最終更新日: 2019/01/13 作成日: 2019/01/06

社会で生きていれば「一緒にいると楽しい」とか「どうしても衝突してしまう」がある。そういう個別事象の蓄積で「馬が合う」とか「反りが合わない」とか判断するものだと思う。運命的に、出会った瞬間にガッチリと馬が合う場合や反りが合わない場合もあるけど、それはちょっと話が違うので話題から除外する。話をしたいのは、あまりハッキリとはしない人付き合いでの、やり取りの蓄積から起こる話。

そもそも、ひととの距離を広めにとっているときは特段に人間関係で悩まないで過ごせる。でも、それは「実際に心理的な距離があるから」ではなくて、単に「お互いが踏み込んでこないから」というだけだと思う。都会では皆んなそれぞれに距離をとって生きている。ただ、心理的な距離なんて、単なる主観でしかなくて、離れていたと思っていたのに、知らないうちにものすごく近くに感じたりするし、その逆もしばしばある。
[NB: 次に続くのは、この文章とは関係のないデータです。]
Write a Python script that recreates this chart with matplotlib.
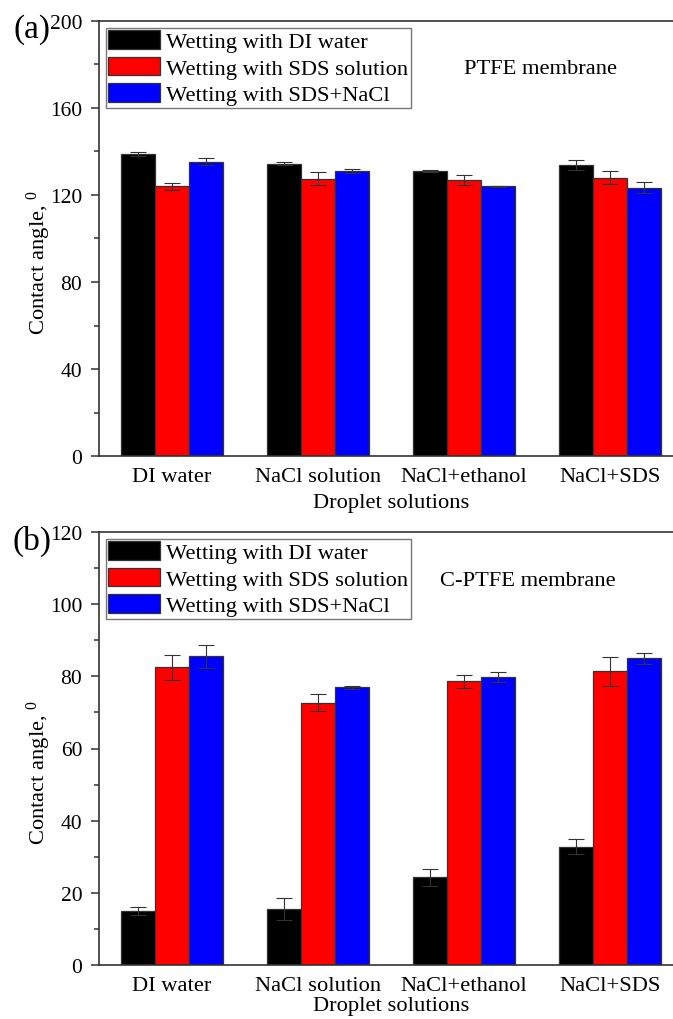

もう少しちゃんと考察してみようと思う。心理的な距離を「あのひとと自分との距離は100メートル」みたいに数値化できない。それは、心理的な距離が主観だから。でも、大まかには、例えば赤の他人・知人・友人・友達・親友みたいな枠組みで心理的な距離を捉えることはできると思う。言うなれば「もし仮に数値化できたとして有効数字が1桁くらいしかない」ということなのかもしれない。L.D.Landauが物理学者のランクを対数で評価したというのは理に適っている気がした。評価自体の有効数字が1桁くらいだと思えば。

これに倣って、心理的な距離を対数で測ってみると、理解が進むかもしれない。名前がないと不便なので「心的対数距離」とでも呼ぶ。赤の他人・知人・友人・友達・親友をその目盛にして、心理的距離は測る。赤の他人の心理的距離は無限大で、無限遠に離れている。

重要なことは、ほとんどのひとは“変化”でしか心理的な距離を知覚できないということ。「近づいた/遠ざかった」「重くなった/軽くなった」というのは変化の一種で、たとえば「遊びに誘った」は相手に近づくことで、「誘いを断る」は遠ざかることだと思って良いはず。その変化で、相手との距離を実感して確認する。(アクションを起こさなかったがために疎遠になるという時間変化も“変化”なのだけれど)

知人を何かに誘って、楽しく時間を過ごしたとする。もう「友人」と呼べるくらいの間柄になっただろう。心的対数距離が1の大きさで変わるということは、つまりこころの距離は十分の一になったということと見ることができる。これは、距離としては、かなり近づいたことになる。同様に「友人から友達」になると、心理的距離が十分の一になるが、「知人から友人」よりも心理的距離の変化は小さい。大雑把に、たとえば「知人から友人」で心理的距離が1000から100になったとして、「友人から友達」では100から10になるということだが、その変化量は明らかに「知人から友人」より小さいことが分かると思う。

この考えに則ってみると、「自分は友達だと思っていたのに、相手には友人くらいの感覚だった」というのは、「知人と友人との距離」に比べたら誤差みたいなもので、それほどに微妙な関係だということなのかもしれない。

話は長くなったけれど、言いたかったことは、距離の測り方が近いと「馬が合う」と言えて、逆に、測り方が全く異なると「反りが合わない」となる気がした。(尻すぼみ感のある文章になった)

余談だけど、プロスペクト理論と根っこは同じで、ひとは現状に無自覚的で、現状からの変化には敏感、ただし度合いが大きすぎる変化や、継続的な変化への感度は悪くなる、みたいなものだと思う。